UK Sunday Times reveals climate deception! Global banking ‘staying the course on climate action’ – World Bank & IMF ‘have been keeping quiet about it, but green funding has continued to flow under the radar’ – ‘Climate finance from the multilateral development banks…hit a record $137 billion in 2024’

The World Bank and International Monetary Fund are holding their annual meetings in Washington DC this week. Much of the discussions there will concern how to keep climate finance going in a hostile political environment. They’ve been keeping quiet about it, but green funding has continued to flow under the radar.

In fact, climate finance from the multilateral development banks – the World Bank, European Investment Bank, Asian Development Bank, etc – hit a record $137 billion last year, up 10 per cent on the year before.
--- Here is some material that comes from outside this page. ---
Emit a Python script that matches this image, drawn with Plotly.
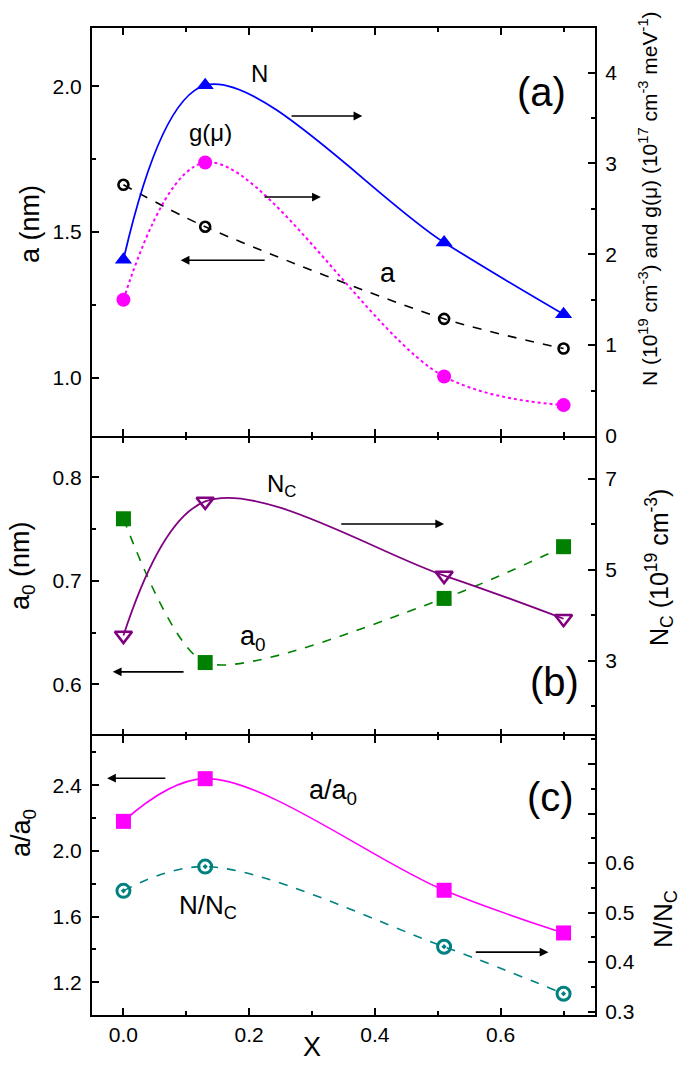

As Ambroise Fayolle, vice-president of the European Investment Bank, put it, these organisations are “staying the course on climate action”.

https://link.thetimes.co.uk/view/643dae8e52f5b18ea2028d73ozpxn.af0/3e1397f6

The fightback begins: the case for green growth

Ben Spencer – Science Editor, The Sunday Times

If a week is a long time in politics, four years is an eternity on the rollercoaster that is climate policy. It was April 2021 when Mark Carney – then between his two career-defining jobs of governor of the Bank of England and prime minister of Canada – announced the formation of the Net-Zero Banking Alliance. The initial group of 43 banks, he said, had agreed to work together to build a “global zero-emissions economy”.

“The world is moving in this direction,” he said. “This is where the world is headed.”

Ah, hubris. A little over a week ago the Net-Zero Banking Alliance was disbanded after an exodus of members. At its peak more than 140 banks were involved in the organisation, but after Donald Trump won the US presidency and told the world to “drill, baby, drill”, they began to pull out. JP Morgan left, as did Goldman Sachs, the Bank of America, Barclays and HSBC. Green spending, at one point essential for any corporation that wanted to be taken seriously, has now become something of a taboo.

Or has it? The World Bank and International Monetary Fund are holding their annual meetings in Washington DC this week. Much of the discussions there will concern how to keep climate finance going in a hostile political environment. They’ve been keeping quiet about it, but green funding has continued to flow under the radar. In fact, climate finance from the multilateral development banks – the World Bank, European Investment Bank, Asian Development Bank, etc – hit a record $137 billion last year, up 10 per cent on the year before. As Ambroise Fayolle, vice-president of the European Investment Bank, put it, these organisations are “staying the course on climate action”.

A fightback is now beginning to make the economic case for green action once more. Finance ministers from 100 countries will release a report in Washington tomorrow highlighting the opportunities of sustainable development. This battle will be taken up at Cop30 in Brazil next month, where climate finance will be a major theme.

Lord Stern of Brentford, who 20 years ago highlighted the economic prize of decarbonisation in his landmark Stern Review, will next month publish a new book laying out once more how tackling climate change could boost growth and living standards.

In his book, entitled The Growth Story of the 21st Century, Stern writes: “The new growth and development story is not just about avoiding the catastrophic consequences of climate change and biodiversity loss but about seizing the opportunity to create a better, more equitable, and sustainable world for all… With the right policies and public and community action, this new path can deliver a much more attractive structure for growth and development, with rising living standards across all dimensions.”